● **DATA EXCERPT**:
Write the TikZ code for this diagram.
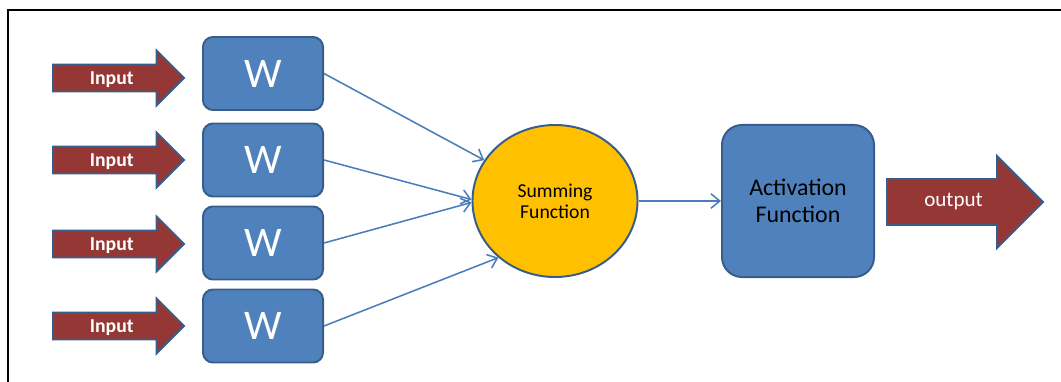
\documentclass[tikz,border=0pt]{standalone}
\usepackage{fontspec}
\setmainfont{Carlito}
\usepackage{tikz}
\usetikzlibrary{positioning}
\usetikzlibrary{shapes.geometric,shapes.arrows}
\usetikzlibrary{arrows.meta}
\definecolor{boxblue}{HTML}{4F81BD}
\definecolor{edgeblue}{HTML}{385D8A}
\definecolor{linkblue}{HTML}{4A7EBB}
\definecolor{arrowred}{HTML}{953735}
\definecolor{sumgold}{HTML}{FFC000}
\tikzset{>={Straight Barb[length=2.2mm,width=3.6mm]}}
\tikzset{
  wbox/.style={draw=edgeblue,fill=boxblue,line width=1.4pt,rounded corners=0.25cm,
    minimum width=3cm,minimum height=1.825cm,inner sep=0pt,text=white,
    font=\fontsize{30}{32}\selectfont},
  inarrow/.style={single arrow,draw=edgeblue,fill=arrowred,line width=1.4pt,
    single arrow head extend=0.35cm,minimum height=3.275cm,inner xsep=2pt,inner ysep=0pt,
    text height=0.47cm,text depth=0.155cm,text=white,anchor=tail,
    font=\bfseries\fontsize{14}{16}\selectfont},
  outarrow/.style={single arrow,draw=edgeblue,fill=arrowred,line width=1.4pt,
    single arrow head extend=0.575cm,minimum height=3.9cm,inner xsep=2pt,inner ysep=0pt,
    text height=0.673cm,text depth=0.427cm,text=white,anchor=tail,
    font=\fontsize{15}{17}\selectfont},
  link/.style={linkblue,line width=1.1pt,->}
}

\begin{document}
\begin{tikzpicture}[x=0.025cm,y=-0.025cm]
\useasboundingbox (0,0) rectangle (1061,382);

% Frame
\draw[line width=1.8pt] (8,382) -- (8,10) -- (1061,10);

% Inputs and weights
\node[inarrow] (in1) at (52,78) {Input};
\node[inarrow] (in2) at (52,160) {Input};
\node[inarrow] (in3) at (52,244) {Input};
\node[inarrow] (in4) at (52,326) {Input};

\node[wbox] (w1) at (263,73.5) {W};
\node[wbox] (w2) at (263,160) {W};
\node[wbox] (w3) at (263,243) {W};
\node[wbox] (w4) at (263,326) {W};

% Summing and activation
\node[ellipse,draw=edgeblue,fill=sumgold,line width=1.4pt,minimum width=4.125cm,
  minimum height=3.8cm,align=center,font=\fontsize{14}{15}\selectfont] (sum) at (555,201)
  {Summing\\Function};
\node[draw=edgeblue,fill=boxblue,line width=1.4pt,rounded corners=0.5cm,minimum width=3.8cm,
  minimum height=3.8cm,align=center,font=\fontsize{17}{19}\selectfont] (act) at (798,201)
  {Activation\\Function};

\node[outarrow] (out) at (886,202) {output};

% Links
\draw[link] (w1.east) -- (sum.150);
\draw[link] (w2.east) -- (sum.179);
\draw[link] (w3.east) -- (sum.181);
\draw[link] (w4.east) -- (sum.225);
\draw[link] (sum) -- (act);

\end{tikzpicture}
\end{document}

● **EXERCISE OBJECTIVE**:
Repeat the material above in full and exactly, omitting the pictures.

● **WRITTEN ANSWER**:
Write the TikZ code for this diagram.
\documentclass[tikz,border=0pt]{standalone}
\usepackage{fontspec}
\setmainfont{Carlito}
\usepackage{tikz}
\usetikzlibrary{positioning}
\usetikzlibrary{shapes.geometric,shapes.arrows}
\usetikzlibrary{arrows.meta}
\definecolor{boxblue}{HTML}{4F81BD}
\definecolor{edgeblue}{HTML}{385D8A}
\definecolor{linkblue}{HTML}{4A7EBB}
\definecolor{arrowred}{HTML}{953735}
\definecolor{sumgold}{HTML}{FFC000}
\tikzset{>={Straight Barb[length=2.2mm,width=3.6mm]}}
\tikzset{
  wbox/.style={draw=edgeblue,fill=boxblue,line width=1.4pt,rounded corners=0.25cm,
    minimum width=3cm,minimum height=1.825cm,inner sep=0pt,text=white,
    font=\fontsize{30}{32}\selectfont},
  inarrow/.style={single arrow,draw=edgeblue,fill=arrowred,line width=1.4pt,
    single arrow head extend=0.35cm,minimum height=3.275cm,inner xsep=2pt,inner ysep=0pt,
    text height=0.47cm,text depth=0.155cm,text=white,anchor=tail,
    font=\bfseries\fontsize{14}{16}\selectfont},
  outarrow/.style={single arrow,draw=edgeblue,fill=arrowred,line width=1.4pt,
    single arrow head extend=0.575cm,minimum height=3.9cm,inner xsep=2pt,inner ysep=0pt,
    text height=0.673cm,text depth=0.427cm,text=white,anchor=tail,
    font=\fontsize{15}{17}\selectfont},
  link/.style={linkblue,line width=1.1pt,->}
}

\begin{document}
\begin{tikzpicture}[x=0.025cm,y=-0.025cm]
\useasboundingbox (0,0) rectangle (1061,382);

% Frame
\draw[line width=1.8pt] (8,382) -- (8,10) -- (1061,10);

% Inputs and weights
\node[inarrow] (in1) at (52,78) {Input};
\node[inarrow] (in2) at (52,160) {Input};
\node[inarrow] (in3) at (52,244) {Input};
\node[inarrow] (in4) at (52,326) {Input};

\node[wbox] (w1) at (263,73.5) {W};
\node[wbox] (w2) at (263,160) {W};
\node[wbox] (w3) at (263,243) {W};
\node[wbox] (w4) at (263,326) {W};

% Summing and activation
\node[ellipse,draw=edgeblue,fill=sumgold,line width=1.4pt,minimum width=4.125cm,
  minimum height=3.8cm,align=center,font=\fontsize{14}{15}\selectfont] (sum) at (555,201)
  {Summing\\Function};
\node[draw=edgeblue,fill=boxblue,line width=1.4pt,rounded corners=0.5cm,minimum width=3.8cm,
  minimum height=3.8cm,align=center,font=\fontsize{17}{19}\selectfont] (act) at (798,201)
  {Activation\\Function};

\node[outarrow] (out) at (886,202) {output};

% Links
\draw[link] (w1.east) -- (sum.150);
\draw[link] (w2.east) -- (sum.179);
\draw[link] (w3.east) -- (sum.181);
\draw[link] (w4.east) -- (sum.225);
\draw[link] (sum) -- (act);

\end{tikzpicture}
\end{document}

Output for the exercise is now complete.